The result is an environment where civic and social conversations can unfold without the pressure of constant conflict. Teens can engage in debates about a charity project or social cause while seeing firsthand that disagreement does not require aggression, building confidence in constructive dialogue.

Consistent standards make each encounter a learning opportunity. Users internalize that participation requires clarity, respect, and recognition that digital conversations involve real people. This creates a practical classroom for developing habits of responsible engagement.

Digital Citizenship as a Life Skill

What sets Imprint.live apart is how its features function as lessons rather than controls. Pre-moderation teaches reflection. Community standards teach boundaries. Value voting teaches evaluation. Together, these elements provide teens with concrete, repeatable behaviors they can apply in other online spaces, academic environments, and future workplaces.
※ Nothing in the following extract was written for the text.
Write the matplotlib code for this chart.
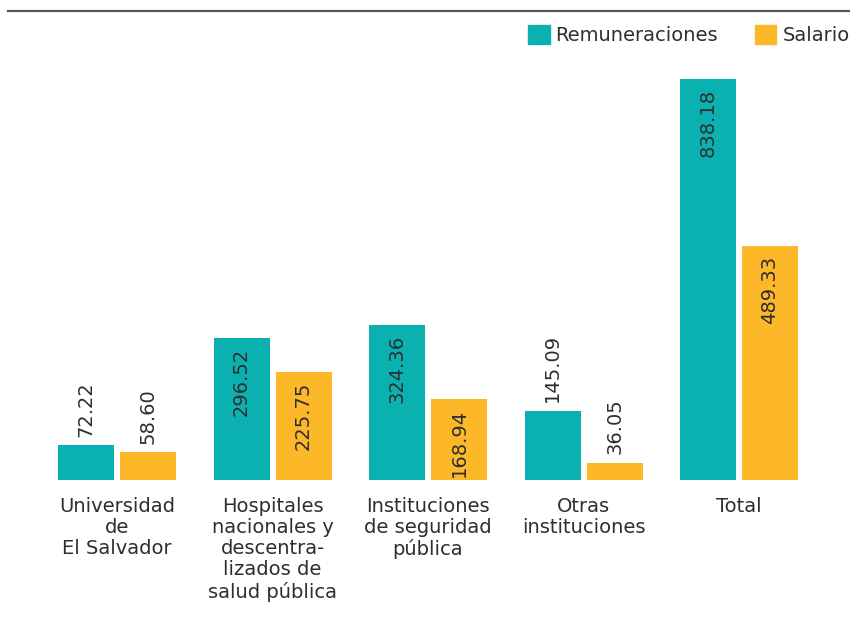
import matplotlib.pyplot as plt
import numpy as np
from matplotlib.lines import Line2D
from matplotlib.patches import Patch

categories = ["Universidad\nde\nEl Salvador",
              "Hospitales\nnacionales y\ndescentra-\nlizados de\nsalud pública",
              "Instituciones\nde seguridad\npública",
              "Otras\ninstituciones",
              "Total"]
remuneraciones = [72.22, 296.52, 324.36, 145.09, 838.18]
salario = [58.60, 225.75, 168.94, 36.05, 489.33]

teal = "#0BB1B1"
orange = "#FDB82A"
txt = "#2E2E2E"
plt.rcParams["font.family"] = ["DejaVu Sans"]

fig = plt.figure(figsize=(8.5, 6.22), dpi=100)
# axes in pixel terms: x 39..817, y 60..480 (from top)
step = 155.5
ax = fig.add_axes([(117 - step / 2) / 850, (622 - 480) / 622, 5 * step / 850, 420 / 622])

x = np.arange(len(categories))
w = 56 / step
off = 31 / step

def draw(vals, pos, color):
    bars = ax.bar(pos, vals, width=w, color=color)
    for b, v in zip(bars, vals):
        cx = b.get_x() + b.get_width() / 2
        if v > 150:
            ax.annotate(f"{v:.2f}", (cx, v), xytext=(0, -7), textcoords="offset points",
                        rotation=90, ha="center", va="top", fontsize=14, color=txt)
        else:
            ax.annotate(f"{v:.2f}", (cx, v), xytext=(0, 6), textcoords="offset points",
                        rotation=90, ha="center", va="bottom", fontsize=14, color=txt)

draw(remuneraciones, x - off, teal)
draw(salario, x + off, orange)

ax.set_xlim(-0.5, len(categories) - 0.5)
ax.set_ylim(0, 420 / 0.4784)
ax.set_yticks([])
ax.set_xticks(x)
ax.set_xticklabels(categories, fontsize=14, color=txt, linespacing=1.15)
ax.tick_params(axis="x", length=0, pad=12)
for s in ax.spines.values():
    s.set_visible(False)

# top rule
fig.add_artist(Line2D([8 / 850, 1], [1 - 11 / 622, 1 - 11 / 622], color="#555555", lw=1.6))

handles = [Patch(color=teal), Patch(color=orange)]
fig.legend(handles, ["Remuneraciones", "Salario"], loc="upper right",
           bbox_to_anchor=(1.02, 1 - 8 / 622), ncol=2, frameon=False,
           fontsize=14, handlelength=1.1, handleheight=1.1, handletextpad=0.3,
           columnspacing=1.9, labelcolor=txt)

fig.savefig("out.png", dpi=100)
The platform presents these skills as enduring habits rather than temporary rules. For example, a teen who learns to post respectfully about a charity initiative may carry that same approach to class discussions or student council forums. This approach aligns with growing concerns among educators and parents about digital literacy. Responsible online behavior now includes understanding influence, participating constructively, and recognizing the consequences of one’s voice within a community.

A Training Ground for the Online World

Imprint.live is less a traditional social network and more a space where teens practice skills that transfer beyond the app. Removing advertising and algorithm-driven feeds reduces external pressures that often distort behavior. Users engage in structured interactions with clear expectations and visible outcomes.

This design allows teenagers to develop confidence while maintaining accountability. When supporting a campaign or responding to a discussion, they learn to balance self-expression with responsibility, turning everyday engagement into practice for broader digital citizenship.

Social platforms continue to shape how young people think, speak and organize. Imprint.live demonstrates that responsibility can be built into online experiences through design and moderation. It models a platform where users are expected to act like citizens rather than spectators, equipping them with habits that extend beyond the screen.